**Short exercise:** Copy all lines of the listing that include the string "diagram".
================================
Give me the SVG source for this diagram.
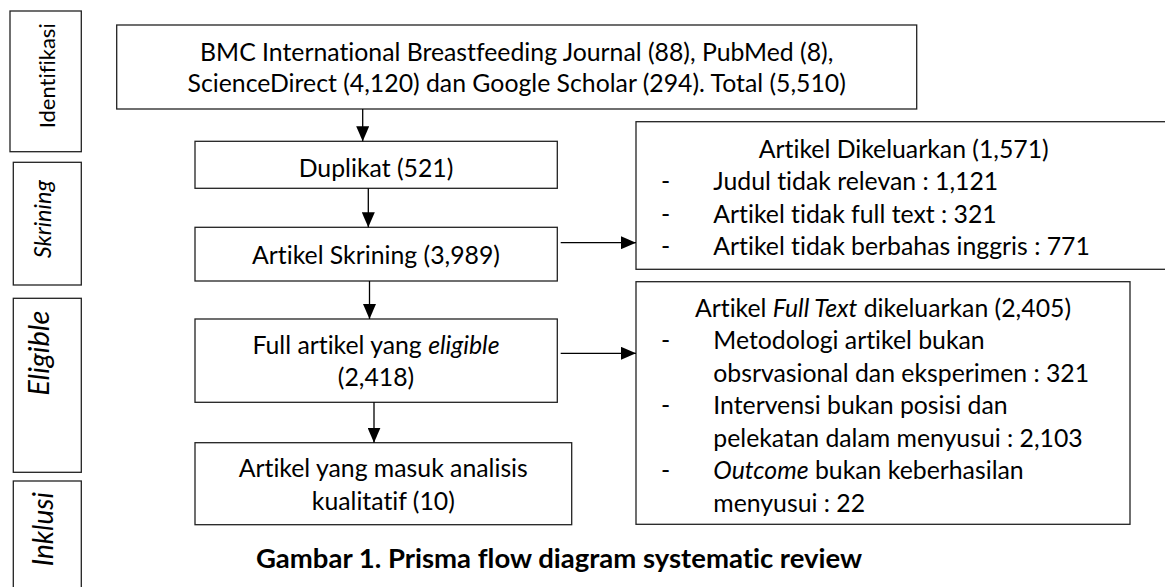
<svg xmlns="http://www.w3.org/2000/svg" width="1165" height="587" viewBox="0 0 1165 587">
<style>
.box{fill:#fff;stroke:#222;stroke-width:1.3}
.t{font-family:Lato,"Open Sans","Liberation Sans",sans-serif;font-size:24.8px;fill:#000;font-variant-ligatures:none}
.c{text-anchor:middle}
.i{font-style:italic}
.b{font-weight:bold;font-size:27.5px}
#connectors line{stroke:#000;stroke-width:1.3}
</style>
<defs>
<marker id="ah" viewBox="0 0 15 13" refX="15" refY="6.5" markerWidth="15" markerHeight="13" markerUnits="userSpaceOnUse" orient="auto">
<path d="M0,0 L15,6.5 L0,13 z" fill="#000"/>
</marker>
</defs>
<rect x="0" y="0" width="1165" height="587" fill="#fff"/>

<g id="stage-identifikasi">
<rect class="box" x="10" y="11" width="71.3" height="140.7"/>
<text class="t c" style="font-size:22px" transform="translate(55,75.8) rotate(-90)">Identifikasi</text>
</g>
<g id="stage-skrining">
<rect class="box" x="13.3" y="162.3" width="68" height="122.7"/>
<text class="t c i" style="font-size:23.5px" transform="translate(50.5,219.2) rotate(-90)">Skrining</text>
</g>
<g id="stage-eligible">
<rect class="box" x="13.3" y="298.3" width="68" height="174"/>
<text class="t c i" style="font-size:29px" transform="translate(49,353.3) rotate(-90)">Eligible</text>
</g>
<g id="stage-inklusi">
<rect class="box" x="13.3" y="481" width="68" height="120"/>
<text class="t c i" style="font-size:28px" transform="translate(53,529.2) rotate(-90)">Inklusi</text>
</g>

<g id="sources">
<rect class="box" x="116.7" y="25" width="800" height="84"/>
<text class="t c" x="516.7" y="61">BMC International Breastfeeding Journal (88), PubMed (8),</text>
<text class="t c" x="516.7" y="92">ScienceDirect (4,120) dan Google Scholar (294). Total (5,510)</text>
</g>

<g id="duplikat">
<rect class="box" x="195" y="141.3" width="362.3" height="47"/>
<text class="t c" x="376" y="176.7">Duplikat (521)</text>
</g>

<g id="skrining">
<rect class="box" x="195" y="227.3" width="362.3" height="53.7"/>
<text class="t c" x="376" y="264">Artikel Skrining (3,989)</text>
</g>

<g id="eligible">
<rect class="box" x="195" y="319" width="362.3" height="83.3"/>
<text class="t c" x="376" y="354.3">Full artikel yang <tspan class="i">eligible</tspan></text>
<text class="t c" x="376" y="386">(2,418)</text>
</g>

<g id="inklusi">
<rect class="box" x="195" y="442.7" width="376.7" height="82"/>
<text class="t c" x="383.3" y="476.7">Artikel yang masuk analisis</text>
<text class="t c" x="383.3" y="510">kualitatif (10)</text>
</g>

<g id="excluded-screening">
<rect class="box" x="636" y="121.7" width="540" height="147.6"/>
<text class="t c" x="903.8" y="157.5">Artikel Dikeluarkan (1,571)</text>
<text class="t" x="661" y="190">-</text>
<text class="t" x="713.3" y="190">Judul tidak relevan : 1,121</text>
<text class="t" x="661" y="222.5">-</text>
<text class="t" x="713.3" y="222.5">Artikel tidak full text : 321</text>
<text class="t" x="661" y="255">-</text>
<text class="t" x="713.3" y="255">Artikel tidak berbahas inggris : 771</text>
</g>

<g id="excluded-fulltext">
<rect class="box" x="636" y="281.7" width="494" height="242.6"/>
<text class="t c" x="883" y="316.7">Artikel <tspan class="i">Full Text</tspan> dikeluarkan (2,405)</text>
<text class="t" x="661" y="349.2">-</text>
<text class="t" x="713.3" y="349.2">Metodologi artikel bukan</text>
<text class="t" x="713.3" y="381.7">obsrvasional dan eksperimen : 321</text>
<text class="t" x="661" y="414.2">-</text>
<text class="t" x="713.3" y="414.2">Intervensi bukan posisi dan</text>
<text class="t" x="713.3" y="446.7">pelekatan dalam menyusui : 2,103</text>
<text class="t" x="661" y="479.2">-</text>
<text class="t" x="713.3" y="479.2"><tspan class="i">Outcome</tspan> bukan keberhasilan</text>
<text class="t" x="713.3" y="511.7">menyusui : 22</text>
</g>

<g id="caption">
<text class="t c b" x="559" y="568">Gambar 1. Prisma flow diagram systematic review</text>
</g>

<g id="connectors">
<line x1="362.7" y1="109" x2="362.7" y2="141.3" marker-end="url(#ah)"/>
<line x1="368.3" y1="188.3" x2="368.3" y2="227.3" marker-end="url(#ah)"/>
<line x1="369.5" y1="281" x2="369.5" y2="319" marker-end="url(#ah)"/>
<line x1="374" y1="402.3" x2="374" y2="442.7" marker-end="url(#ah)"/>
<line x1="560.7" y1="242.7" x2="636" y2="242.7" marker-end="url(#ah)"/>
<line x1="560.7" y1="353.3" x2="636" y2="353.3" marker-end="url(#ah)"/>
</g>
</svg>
================================
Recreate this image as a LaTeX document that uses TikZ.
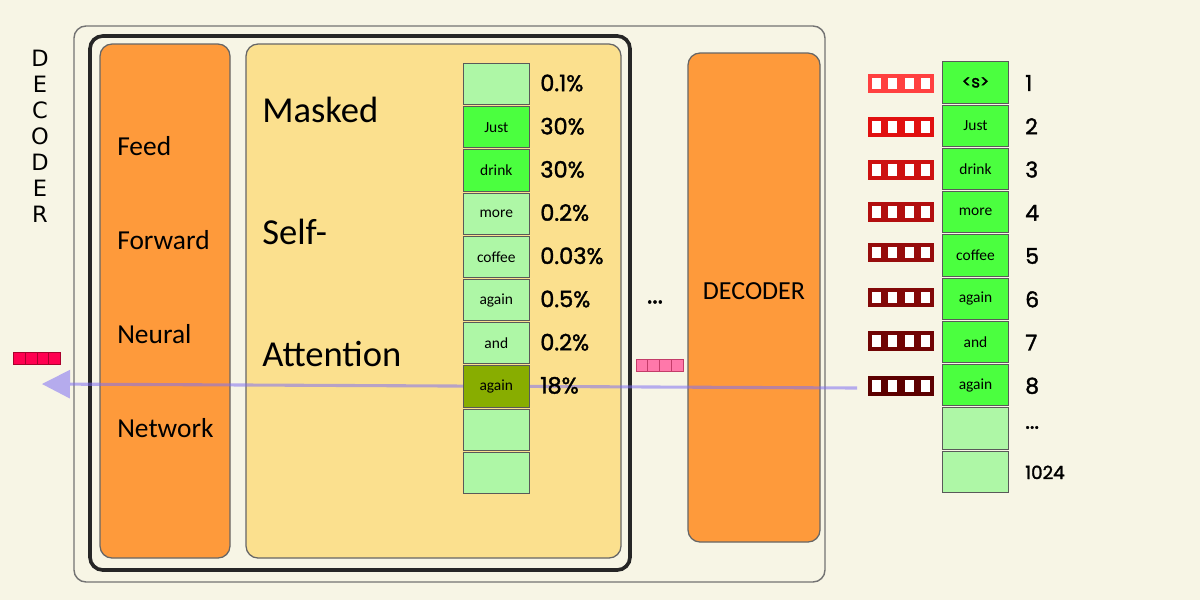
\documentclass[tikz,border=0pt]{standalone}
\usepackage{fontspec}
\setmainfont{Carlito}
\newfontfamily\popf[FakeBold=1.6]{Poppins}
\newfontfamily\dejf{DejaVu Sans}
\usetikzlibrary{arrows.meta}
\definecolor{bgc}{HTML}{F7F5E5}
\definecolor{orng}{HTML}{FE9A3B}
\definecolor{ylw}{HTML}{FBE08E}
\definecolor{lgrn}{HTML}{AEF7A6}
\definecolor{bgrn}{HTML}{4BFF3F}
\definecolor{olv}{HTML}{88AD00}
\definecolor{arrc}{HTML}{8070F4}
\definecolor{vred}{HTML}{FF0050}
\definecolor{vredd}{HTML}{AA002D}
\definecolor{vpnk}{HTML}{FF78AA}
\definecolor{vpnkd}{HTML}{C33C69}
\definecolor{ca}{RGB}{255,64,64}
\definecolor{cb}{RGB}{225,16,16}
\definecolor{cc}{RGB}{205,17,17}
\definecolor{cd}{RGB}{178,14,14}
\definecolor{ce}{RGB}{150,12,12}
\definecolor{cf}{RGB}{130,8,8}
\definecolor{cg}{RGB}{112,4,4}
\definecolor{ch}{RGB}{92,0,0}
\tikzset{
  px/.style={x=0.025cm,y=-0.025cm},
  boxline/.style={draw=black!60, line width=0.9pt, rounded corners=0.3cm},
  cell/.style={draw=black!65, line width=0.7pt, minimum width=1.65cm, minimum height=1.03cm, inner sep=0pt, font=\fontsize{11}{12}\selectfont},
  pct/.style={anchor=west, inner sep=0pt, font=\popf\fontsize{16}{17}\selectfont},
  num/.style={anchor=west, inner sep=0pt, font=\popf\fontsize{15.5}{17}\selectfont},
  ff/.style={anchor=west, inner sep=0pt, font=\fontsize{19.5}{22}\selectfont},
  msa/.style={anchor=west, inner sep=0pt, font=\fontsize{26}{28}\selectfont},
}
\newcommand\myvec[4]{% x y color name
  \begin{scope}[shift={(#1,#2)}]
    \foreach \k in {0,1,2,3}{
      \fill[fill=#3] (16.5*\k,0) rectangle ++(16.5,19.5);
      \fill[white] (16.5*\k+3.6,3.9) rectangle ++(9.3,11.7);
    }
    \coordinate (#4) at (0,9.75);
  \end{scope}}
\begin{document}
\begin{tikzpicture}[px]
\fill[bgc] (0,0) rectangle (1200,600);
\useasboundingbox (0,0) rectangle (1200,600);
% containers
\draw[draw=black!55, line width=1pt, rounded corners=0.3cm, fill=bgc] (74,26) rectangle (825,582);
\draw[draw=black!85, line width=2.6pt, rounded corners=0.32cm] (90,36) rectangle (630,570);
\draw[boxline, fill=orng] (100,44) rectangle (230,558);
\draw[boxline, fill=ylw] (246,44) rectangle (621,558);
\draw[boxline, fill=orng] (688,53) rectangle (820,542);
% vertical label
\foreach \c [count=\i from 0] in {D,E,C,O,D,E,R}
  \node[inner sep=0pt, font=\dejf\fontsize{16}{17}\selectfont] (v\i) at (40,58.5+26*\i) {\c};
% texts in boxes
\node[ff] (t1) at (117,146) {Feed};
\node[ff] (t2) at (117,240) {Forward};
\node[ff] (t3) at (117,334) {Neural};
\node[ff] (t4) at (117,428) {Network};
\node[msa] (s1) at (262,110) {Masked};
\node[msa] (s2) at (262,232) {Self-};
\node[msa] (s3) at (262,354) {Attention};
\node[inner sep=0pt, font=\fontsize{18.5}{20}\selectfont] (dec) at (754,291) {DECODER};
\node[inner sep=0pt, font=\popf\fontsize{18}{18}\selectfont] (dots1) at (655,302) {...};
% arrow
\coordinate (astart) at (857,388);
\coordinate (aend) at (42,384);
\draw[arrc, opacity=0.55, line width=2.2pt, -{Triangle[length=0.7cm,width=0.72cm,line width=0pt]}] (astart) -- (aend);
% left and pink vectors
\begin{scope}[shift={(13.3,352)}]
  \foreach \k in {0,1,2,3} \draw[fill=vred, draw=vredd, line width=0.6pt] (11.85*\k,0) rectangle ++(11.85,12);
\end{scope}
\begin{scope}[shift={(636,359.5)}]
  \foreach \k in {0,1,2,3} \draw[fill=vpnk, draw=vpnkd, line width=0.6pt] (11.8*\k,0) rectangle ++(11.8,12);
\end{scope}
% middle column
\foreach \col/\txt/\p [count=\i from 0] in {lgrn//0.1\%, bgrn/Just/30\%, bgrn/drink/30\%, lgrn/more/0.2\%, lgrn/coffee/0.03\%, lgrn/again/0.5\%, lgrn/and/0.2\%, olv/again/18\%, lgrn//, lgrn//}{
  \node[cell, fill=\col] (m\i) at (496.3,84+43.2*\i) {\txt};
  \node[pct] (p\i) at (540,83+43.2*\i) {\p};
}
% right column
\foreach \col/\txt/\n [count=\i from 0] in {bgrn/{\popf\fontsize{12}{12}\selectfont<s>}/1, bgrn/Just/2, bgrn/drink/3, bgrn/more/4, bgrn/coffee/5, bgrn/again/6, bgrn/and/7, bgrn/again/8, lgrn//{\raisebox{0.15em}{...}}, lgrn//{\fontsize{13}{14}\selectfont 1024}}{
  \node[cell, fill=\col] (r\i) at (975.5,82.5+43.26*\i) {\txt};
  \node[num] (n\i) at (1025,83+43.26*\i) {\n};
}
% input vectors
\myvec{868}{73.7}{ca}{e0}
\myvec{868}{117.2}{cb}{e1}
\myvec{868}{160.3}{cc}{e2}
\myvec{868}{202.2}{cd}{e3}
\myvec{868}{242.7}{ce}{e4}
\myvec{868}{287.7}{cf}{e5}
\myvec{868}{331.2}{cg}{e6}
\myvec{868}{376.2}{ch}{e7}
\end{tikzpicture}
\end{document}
================================
**Task solution:**
Give me the SVG source for this diagram.
<text class="t c b" x="559" y="568">Gambar 1. Prisma flow diagram systematic review</text>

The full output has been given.